Work to do — The data below should be restated word for word, with every picture omitted.

__________________________________________________

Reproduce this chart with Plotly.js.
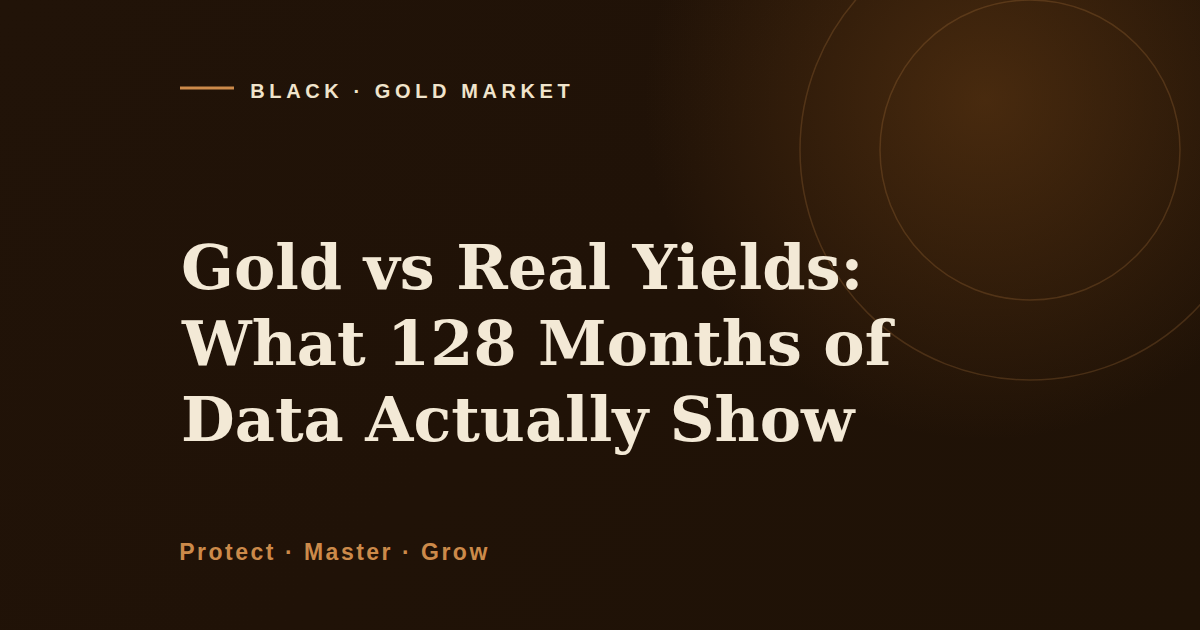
<!DOCTYPE html>
<html>
<head>
<meta charset="utf-8">
<script src="https://cdn.plot.ly/plotly-3.0.1.min.js"></script>
<style>
    html, body { margin: 0; padding: 0; }
    #card {
        width: 1200px;
        height: 630px;
        background:
            radial-gradient(circle 340px at 985px 100px, rgba(112, 66, 22, 0.50), rgba(112, 66, 22, 0) 100%),
            linear-gradient(135deg, #211308 0%, #201207 50%, #1f1206 100%);
    }
    /* letter spacing for the small caps lines (plotly centres text, so x is shifted to compensate) */
    #card g.annotation[data-index="0"] text { letter-spacing: 4.6px; }
    #card g.annotation[data-index="1"] text { letter-spacing: 2.5px; }
</style>
</head>
<body>
<div id="card"></div>
<script>
const eyebrow = 'BLACK · GOLD MARKET';
const taglineWords = ['Protect', 'Master', 'Grow'];
const titleLines = [
    'Gold vs Real Yields:',
    'What 128 Months of',
    'Data Actually Show'
];

const cream = '#f3e9d6';
const copper = '#cc8a4a';
const ringColor = 'rgba(201, 136, 72, 0.22)';

const annotations = [
    {
        text: eyebrow,
        x: 292, y: 91, xanchor: 'left', yanchor: 'middle', showarrow: false,
        font: { family: 'Liberation Sans, Arial, sans-serif', size: 20, color: '#f0e4cc', weight: 700 }
    },
    {
        text: taglineWords.join(' · '),
        x: 206, y: 552, xanchor: 'left', yanchor: 'middle', showarrow: false,
        font: { family: 'Liberation Sans, Arial, sans-serif', size: 23, color: copper, weight: 700 }
    }
];

titleLines.forEach((line, i) => {
    annotations.push({
        text: '<b>' + line + '</b>',
        x: 179, y: 267 + i * 76, xanchor: 'left', yanchor: 'middle', showarrow: false,
        font: { family: 'DejaVu Serif, serif', size: 62, color: cream }
    });
});

const shapes = [
    { type: 'line', x0: 180, x1: 234, y0: 88, y1: 88, line: { color: copper, width: 3 } },
    { type: 'circle', x0: 880, x1: 1180, y0: 0, y1: 300, line: { color: ringColor, width: 1.5 } },
    { type: 'circle', x0: 800, x1: 1260, y0: -80, y1: 380, line: { color: ringColor, width: 1.5 } }
];

const layout = {
    width: 1200,
    height: 630,
    margin: { t: 0, l: 0, r: 0, b: 0 },
    paper_bgcolor: 'rgba(0,0,0,0)',
    plot_bgcolor: 'rgba(0,0,0,0)',
    showlegend: false,
    xaxis: { range: [0, 1200], visible: false, fixedrange: true },
    yaxis: { range: [630, 0], visible: false, fixedrange: true },
    shapes,
    annotations
};

Plotly.newPlot('card', [], layout, { staticPlot: true, displayModeBar: false });
</script>
</body>
</html>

__________________________________________________

The answer —
Reproduce this chart with Plotly.js.
<!DOCTYPE html>
<html>
<head>
<meta charset="utf-8">
<script src="https://cdn.plot.ly/plotly-3.0.1.min.js"></script>
<style>
    html, body { margin: 0; padding: 0; }
    #card {
        width: 1200px;
        height: 630px;
        background:
            radial-gradient(circle 340px at 985px 100px, rgba(112, 66, 22, 0.50), rgba(112, 66, 22, 0) 100%),
            linear-gradient(135deg, #211308 0%, #201207 50%, #1f1206 100%);
    }
    /* letter spacing for the small caps lines (plotly centres text, so x is shifted to compensate) */
    #card g.annotation[data-index="0"] text { letter-spacing: 4.6px; }
    #card g.annotation[data-index="1"] text { letter-spacing: 2.5px; }
</style>
</head>
<body>
<div id="card"></div>
<script>
const eyebrow = 'BLACK · GOLD MARKET';
const taglineWords = ['Protect', 'Master', 'Grow'];
const titleLines = [
    'Gold vs Real Yields:',
    'What 128 Months of',
    'Data Actually Show'
];

const cream = '#f3e9d6';
const copper = '#cc8a4a';
const ringColor = 'rgba(201, 136, 72, 0.22)';

const annotations = [
    {
        text: eyebrow,
        x: 292, y: 91, xanchor: 'left', yanchor: 'middle', showarrow: false,
        font: { family: 'Liberation Sans, Arial, sans-serif', size: 20, color: '#f0e4cc', weight: 700 }
    },
    {
        text: taglineWords.join(' · '),
        x: 206, y: 552, xanchor: 'left', yanchor: 'middle', showarrow: false,
        font: { family: 'Liberation Sans, Arial, sans-serif', size: 23, color: copper, weight: 700 }
    }
];

titleLines.forEach((line, i) => {
    annotations.push({
        text: '<b>' + line + '</b>',
        x: 179, y: 267 + i * 76, xanchor: 'left', yanchor: 'middle', showarrow: false,
        font: { family: 'DejaVu Serif, serif', size: 62, color: cream }
    });
});

const shapes = [
    { type: 'line', x0: 180, x1: 234, y0: 88, y1: 88, line: { color: copper, width: 3 } },
    { type: 'circle', x0: 880, x1: 1180, y0: 0, y1: 300, line: { color: ringColor, width: 1.5 } },
    { type: 'circle', x0: 800, x1: 1260, y0: -80, y1: 380, line: { color: ringColor, width: 1.5 } }
];

const layout = {
    width: 1200,
    height: 630,
    margin: { t: 0, l: 0, r: 0, b: 0 },
    paper_bgcolor: 'rgba(0,0,0,0)',
    plot_bgcolor: 'rgba(0,0,0,0)',
    showlegend: false,
    xaxis: { range: [0, 1200], visible: false, fixedrange: true },
    yaxis: { range: [630, 0], visible: false, fixedrange: true },
    shapes,
    annotations
};

Plotly.newPlot('card', [], layout, { staticPlot: true, displayModeBar: false });
</script>
</body>
</html>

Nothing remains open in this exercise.